Com o advento do automóvel, e através das décadas, as ruas foram sendo transformadas em canais para o transporte de veículos, uma espécie de tubos onde se entra para se sair do outro lado, na casa de alguém ou no shopping. Em consequência as ruas foram progressivamente desprovidas de uma série de outras valências. Os passeios foram estreitados, as árvores removidas e as faixas de circulação multiplicaram-se. As ruas deixaram de ser o ponto de encontro entre as pessoas, o sítio onde podemos conhecer e reconhecer os nossos vizinhos e nós mesmos.
É urgente inverter esta tendência!
Algum trabalho tem sido feito nos últimos anos nesse sentido, mas muito incipiente. A dificuldade geralmente prende-se com o conflito entre a mobilidade automóvel e as restantes potenciais utilizações desse espaço público que são as ruas.
Se não existissem automóveis…
Em Sydney, Paris, Londres e Nova Iorque, e muito provavelmente também nas nossas cidades e no Porto, a proporção da área da cidade ocupada pelas ruas é superior a 20 por cento. Se não existissem automóveis, o que se poderia fazer com esse espaço?…
É certo que abandonar o uso dos automóveis, mesmo podendo ser um objectivo desejável, não será fácil ou rapidamente alcançável. Mas é preciso trabalhar nesse sentido, uma vez que os custos do transporte automóvel são simplesmente demasiados: não apenas o problema energético, que não se extingue com o uso de veículos eléctricos, mas também o ruído, a indústria de produção associada, a construção das vias, o aparelhamento com sinais de trânsito, a fiscalização, a segurança de quem conduz, mas sobretudo dos peões e, claro, a ocupação de espaço, quer quando estão em circulação, quer quando estão parados.
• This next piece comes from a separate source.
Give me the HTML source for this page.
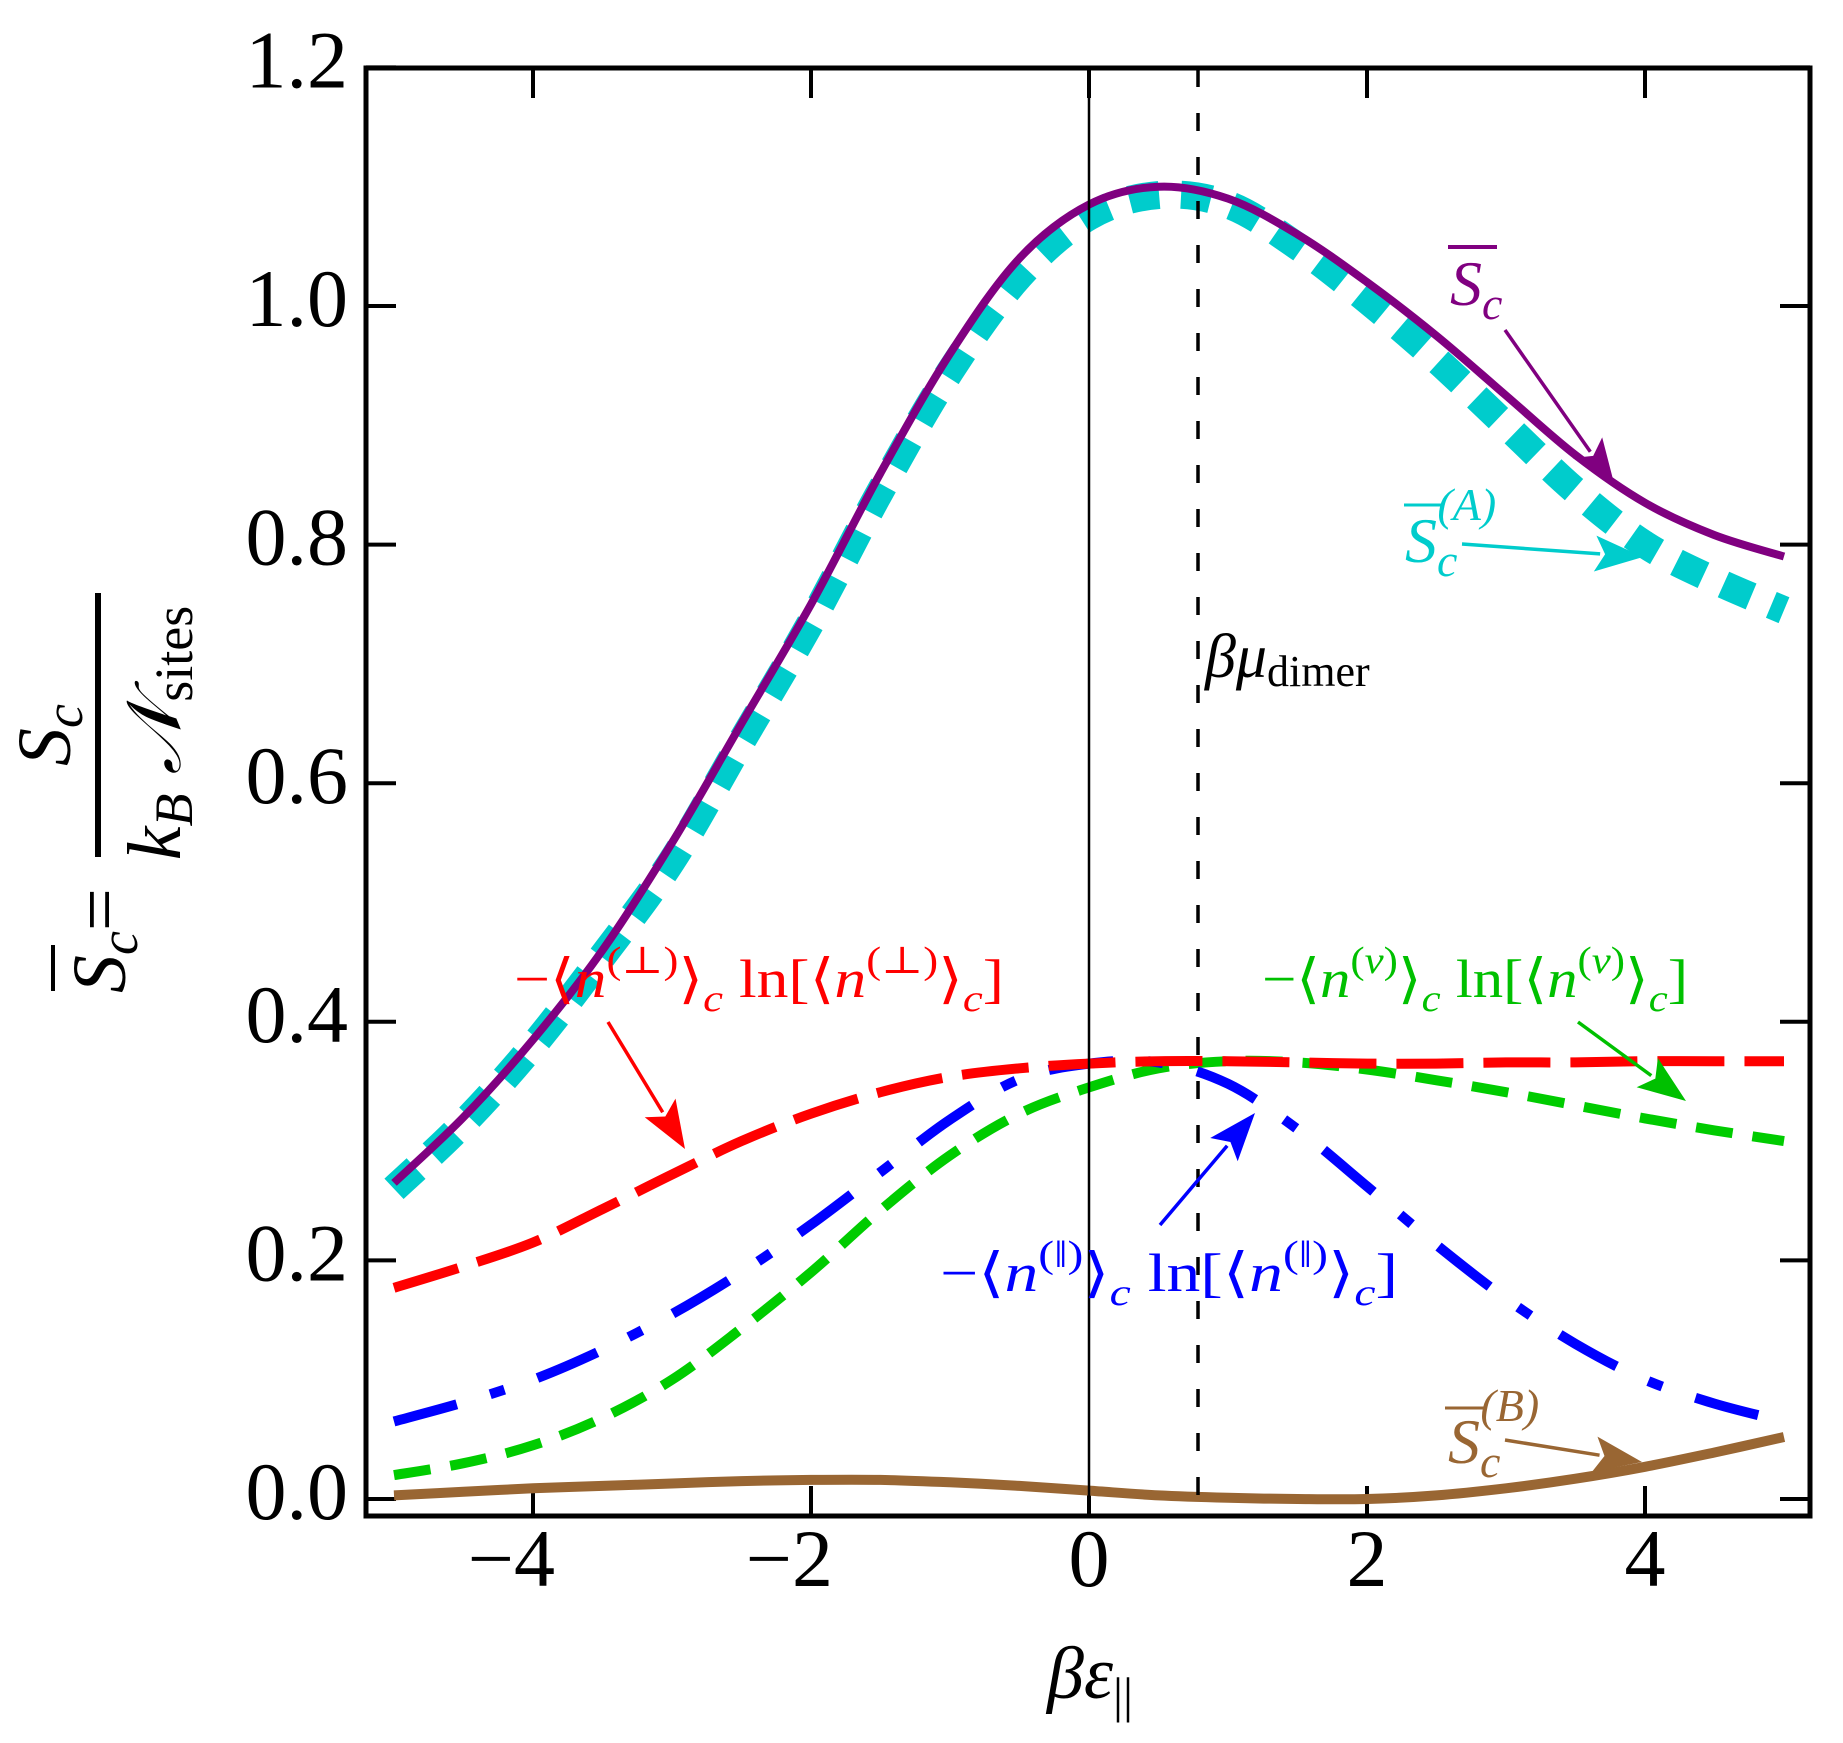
<!DOCTYPE html>
<html><head><meta charset="utf-8"><style>
html,body{margin:0;padding:0;background:#fff;}
svg{display:block;}
text{font-family:"Liberation Serif","DejaVu Serif",serif;}
</style></head><body>
<svg id="chart" width="1843" height="1743" viewBox="0 0 1843 1743" xmlns="http://www.w3.org/2000/svg">
<g id="plot"></g>
<g id="ann">
  <line x1="1089" y1="69" x2="1089" y2="1516" stroke="#000" stroke-width="2.5"/>
  <line x1="1198" y1="69" x2="1198" y2="1516" stroke="#000" stroke-width="3.5" stroke-dasharray="18,26"/>
  <text x="1205" y="677" font-size="62" font-style="italic">βμ<tspan font-style="normal" font-size="44" dy="9">dimer</tspan></text>

  <text x="1450" y="305" font-size="64" font-style="italic" fill="#800080">S<tspan font-size="46" dy="14">c</tspan></text>
  <line x1="1448" y1="247" x2="1497" y2="247" stroke="#800080" stroke-width="4"/>

  <text x="1405" y="562" font-size="64" font-style="italic" fill="#00CCCC">S<tspan font-size="46" dy="14">c</tspan><tspan font-size="46" dx="-20" dy="-56" font-style="italic">(A)</tspan></text>
  <line x1="1404" y1="505" x2="1442" y2="505" stroke="#00CCCC" stroke-width="3"/>

  <text x="1448" y="1463" font-size="64" font-style="italic" fill="#996633">S<tspan font-size="46" dy="14">c</tspan><tspan font-size="46" dx="-20" dy="-56">(B)</tspan></text>
  <line x1="1445" y1="1408" x2="1484" y2="1408" stroke="#996633" stroke-width="3"/>

  <text x="514" y="997" font-size="54" fill="#FF0000" textLength="490" lengthAdjust="spacingAndGlyphs">−⟨<tspan font-style="italic">n</tspan><tspan font-size="38" dy="-24">(⊥)</tspan><tspan dy="24">⟩</tspan><tspan font-size="38" font-style="italic" dy="14">c</tspan><tspan dy="-14"> ln[⟨</tspan><tspan font-style="italic">n</tspan><tspan font-size="38" dy="-24">(⊥)</tspan><tspan dy="24">⟩</tspan><tspan font-size="38" font-style="italic" dy="14">c</tspan><tspan dy="-14">]</tspan></text>

  <text x="1262" y="997" font-size="54" fill="#00C000" textLength="426" lengthAdjust="spacingAndGlyphs">−⟨<tspan font-style="italic">n</tspan><tspan font-size="38" dy="-24">(<tspan font-style="italic">v</tspan>)</tspan><tspan dy="24">⟩</tspan><tspan font-size="38" font-style="italic" dy="14">c</tspan><tspan dy="-14"> ln[⟨</tspan><tspan font-style="italic">n</tspan><tspan font-size="38" dy="-24">(<tspan font-style="italic">v</tspan>)</tspan><tspan dy="24">⟩</tspan><tspan font-size="38" font-style="italic" dy="14">c</tspan><tspan dy="-14">]</tspan></text>

  <text x="940" y="1291" font-size="54" fill="#0000FF" textLength="458" lengthAdjust="spacingAndGlyphs">−⟨<tspan font-style="italic">n</tspan><tspan font-size="38" dy="-24">(‖)</tspan><tspan dy="24">⟩</tspan><tspan font-size="38" font-style="italic" dy="14">c</tspan><tspan dy="-14"> ln[⟨</tspan><tspan font-style="italic">n</tspan><tspan font-size="38" dy="-24">(‖)</tspan><tspan dy="24">⟩</tspan><tspan font-size="38" font-style="italic" dy="14">c</tspan><tspan dy="-14">]</tspan></text>

  <text x="1090" y="1698" font-size="74" font-style="italic" text-anchor="middle">βε<tspan font-style="normal" font-size="50" dy="14">||</tspan></text>

  <g transform="translate(98,725) rotate(-90)">
    <line x1="-132" y1="0" x2="132" y2="0" stroke="#000" stroke-width="6"/>
    <text x="-10" y="-28" font-size="76" font-style="italic" text-anchor="middle">S<tspan font-size="54" dy="12">c</tspan></text>
    <text x="-8" y="82" font-size="76" font-style="italic" text-anchor="middle">k<tspan font-size="54" dy="12">B</tspan><tspan dy="-12"> 𝒩</tspan><tspan font-style="normal" font-size="54" dy="12">sites</tspan></text>
    <text x="-268" y="27" font-size="76" font-style="italic">S<tspan font-size="54" dy="12">c</tspan><tspan font-style="normal" dy="-12">=</tspan></text>
    <line x1="-266" y1="-45" x2="-220" y2="-45" stroke="#000" stroke-width="4"/>
  </g>
</g>
</svg>
<script>
const xVals = [-5,-4.5,-4,-3.5,-3,-2.5,-2,-1.5,-1,-0.5,0,0.5,1,1.5,2,2.5,3,3.5,4,4.5,5];
const scBar   = [0.265,0.32,0.385,0.46,0.55,0.65,0.75,0.86,0.96,1.04,1.085,1.10,1.09,1.06,1.02,0.975,0.925,0.875,0.835,0.808,0.79];
const scA     = [0.26,0.315,0.38,0.455,0.535,0.635,0.735,0.845,0.945,1.025,1.075,1.093,1.085,1.05,1.005,0.955,0.9,0.845,0.8,0.77,0.745];
const perp    = [0.177,0.195,0.215,0.243,0.272,0.30,0.323,0.341,0.354,0.361,0.365,0.367,0.367,0.366,0.365,0.365,0.366,0.366,0.367,0.367,0.367];
const par     = [0.065,0.081,0.1,0.125,0.155,0.19,0.23,0.274,0.318,0.352,0.365,0.366,0.348,0.31,0.262,0.213,0.168,0.13,0.1,0.08,0.065];
const vac     = [0.02,0.03,0.045,0.068,0.1,0.143,0.19,0.242,0.288,0.323,0.345,0.361,0.367,0.366,0.36,0.351,0.341,0.33,0.319,0.309,0.3];
const scB     = [0.003,0.006,0.009,0.011,0.013,0.015,0.016,0.016,0.014,0.011,0.007,0.003,0.001,0,0,0.003,0.009,0.017,0.027,0.039,0.052];
const xTicks = [-4,-2,0,2,4];
const xTickLabels = ["−4","−2","0","2","4"];
const yTicks = [0,0.2,0.4,0.6,0.8,1.0,1.2];
const yTickLabels = ["0.0","0.2","0.4","0.6","0.8","1.0","1.2"];

const NS="http://www.w3.org/2000/svg";
const X0=1089, XU=139, Y0=1499, YU=1193;
const L=366, R=1810, T=68, B=1516;
function sx(v){return X0+XU*v;}
function sy(v){return Y0-YU*v;}
const plot=document.getElementById('plot');
function mk(tag,attrs,parent){const e=document.createElementNS(NS,tag);for(const k in attrs)e.setAttribute(k,attrs[k]);(parent||plot).appendChild(e);return e;}
function smooth(xs,ys){
  const p=xs.map((x,i)=>[sx(x),sy(ys[i])]);
  let d="M"+p[0][0].toFixed(1)+","+p[0][1].toFixed(1);
  for(let i=0;i<p.length-1;i++){
    const p0=p[Math.max(i-1,0)],p1=p[i],p2=p[i+1],p3=p[Math.min(i+2,p.length-1)];
    const c1=[p1[0]+(p2[0]-p0[0])/6,p1[1]+(p2[1]-p0[1])/6];
    const c2=[p2[0]-(p3[0]-p1[0])/6,p2[1]-(p3[1]-p1[1])/6];
    d+=" C"+c1[0].toFixed(1)+","+c1[1].toFixed(1)+" "+c2[0].toFixed(1)+","+c2[1].toFixed(1)+" "+p2[0].toFixed(1)+","+p2[1].toFixed(1);
  }
  return d;
}
const fr=mk('rect',{x:L,y:T,width:R-L,height:B-T,fill:'none',stroke:'#000','stroke-width':5});


xTicks.forEach((v,i)=>{
  const t1=mk('line',{x1:sx(v),x2:sx(v),y1:B,y2:B-30,stroke:'#000','stroke-width':4});
  
  
  const t2=mk('line',{x1:sx(v),x2:sx(v),y1:T,y2:T+30,stroke:'#000','stroke-width':4});
  
  
  const neg=xTickLabels[i].startsWith('−');
  const tx=mk('text',{x:neg?sx(v)+22:sx(v),y:1586,'font-size':82,'text-anchor':neg?'end':'middle'});
  
  
  tx.textContent=xTickLabels[i];
});
yTicks.forEach((v,i)=>{
  const t1=mk('line',{x1:L,x2:L+30,y1:sy(v),y2:sy(v),stroke:'#000','stroke-width':4});
  
  
  const t2=mk('line',{x1:R,x2:R-30,y1:sy(v),y2:sy(v),stroke:'#000','stroke-width':4});
  
  
  const tx=mk('text',{x:348,y:sy(v)+20,'font-size':82,'text-anchor':'end'});
  
  
  tx.textContent=yTickLabels[i];
});
function series(ys,color,w,dash,name){
  const a={d:smooth(xVals,ys),fill:'none',stroke:color,'stroke-width':w};
  if(dash)a['stroke-dasharray']=dash;
  const p=mk('path',a);
  
  
}
series(scB,'#996633',10,null,'series-sc-b');
series(vac,'#00CC00',10,'37,20','series-vacancy');
series(par,'#0000FF',10,'65,35,15,35','series-parallel');
series(perp,'#FF0000',10,'67,20','series-perpendicular');
series(scA,'#00CCCC',28,'30,22','series-sc-a');
series(scBar,'#800080',8,null,'series-sc-bar');

const ann=document.getElementById('ann');
function arrow(x1,y1,x2,y2,color,name){
  const g=mk('g',{},ann);
  
  
  const dx=x2-x1,dy=y2-y1,len=Math.hypot(dx,dy),ux=dx/len,uy=dy/len;
  const hl=48,hw=18;
  const bx=x2-ux*hl,by=y2-uy*hl;
  mk('line',{x1:x1,y1:y1,x2:bx+ux*5,y2:by+uy*5,stroke:color,'stroke-width':3.5},g);
  mk('polygon',{points:`${x2},${y2} ${bx-uy*hw},${by+ux*hw} ${bx+ux*10},${by+uy*10} ${bx+uy*hw},${by-ux*hw}`,fill:color},g);
}
arrow(1505,330,1615,487,'#800080','sc-arrow');
arrow(1462,544,1643,557,'#00CCCC','sca-arrow');
arrow(1505,1440,1642,1462,'#996633','scb-arrow');
arrow(608,1022,685,1149,'#FF0000','perp-arrow');
arrow(1578,1022,1686,1101,'#00C000','v-arrow');
arrow(1160,1225,1255,1113,'#0000FF','par-arrow');
</script>
</body></html>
A reafectação do espaço público que são as ruas, devolvendo-as às pessoas, não passará contudo apenas pela diminuição do uso dos automóveis.
Para que servem as ruas?
Quando um portuense sai à rua fá-lo como um meio para atingir um fim, e não como um fim em si mesmo. A rua está lá para se levar o cão a passear, mas sobretudo, lá está, como canal por onde se circula para poder chegar ao outro lado.
É preciso aproximar esse «outro lado» da casa de cada um. O shopping deve ser diluído pelas ruas. O parque deve ser diluído pelas ruas. E seria positivo que os amigos pudessem viver mais próximo de nós – não que seja de promover uma reafectação das casas pelas famílias, antes será de promover uma convivência de maior qualidade com os nossos vizinhos.
A rua deve passar a ser o fim em si. Deve ser o parque. Deve ser a loja. Deve ser o café. Deve ser o convívio, o exercício, o descanso, o livro que se lê, que se vê e que se vive.
Nisto, como em tudo o mais, as coisas andam de mãos dadas: na medida em que a rua e o mais próximo se transformar no fim em si, também a necessidade de transportes rápidos e constantes para todo o lado diminui.
Tantas medidas a abordar!
Que medidas políticas podem contribuir nesse sentido? Tantas!… As políticas de penalização do uso de transporte automóvel pessoal são certamente abordadas em inúmeros documentos. Muitos outros abordarão o uso de transportes alternativos, entre os quais os transportes públicos colectivos, os transportes públicos individuais, as bicicletas, as trotinetas, os patins e o que seja.
Haveria que juntar a isso as políticas de reordenamento do espaço das ruas, planeando para o silêncio, integrando o arvoredo, promovendo a instalação de bancos e espaços de convívio, incluíndo espaços de jogos colectivos e zonas preparadas para o dizer, o tocar, o cantar, instalando equipamento desportivo, subsidiando eventos culturais ao ar livre… e, claro está, impedindo a proliferação dos grandes centros comerciais e apoiando, ao invés, o pequeno comércio local.
É urgente trazer pessoas para a rua e, já agora, que não apenas em calções e com máquina fotográfica.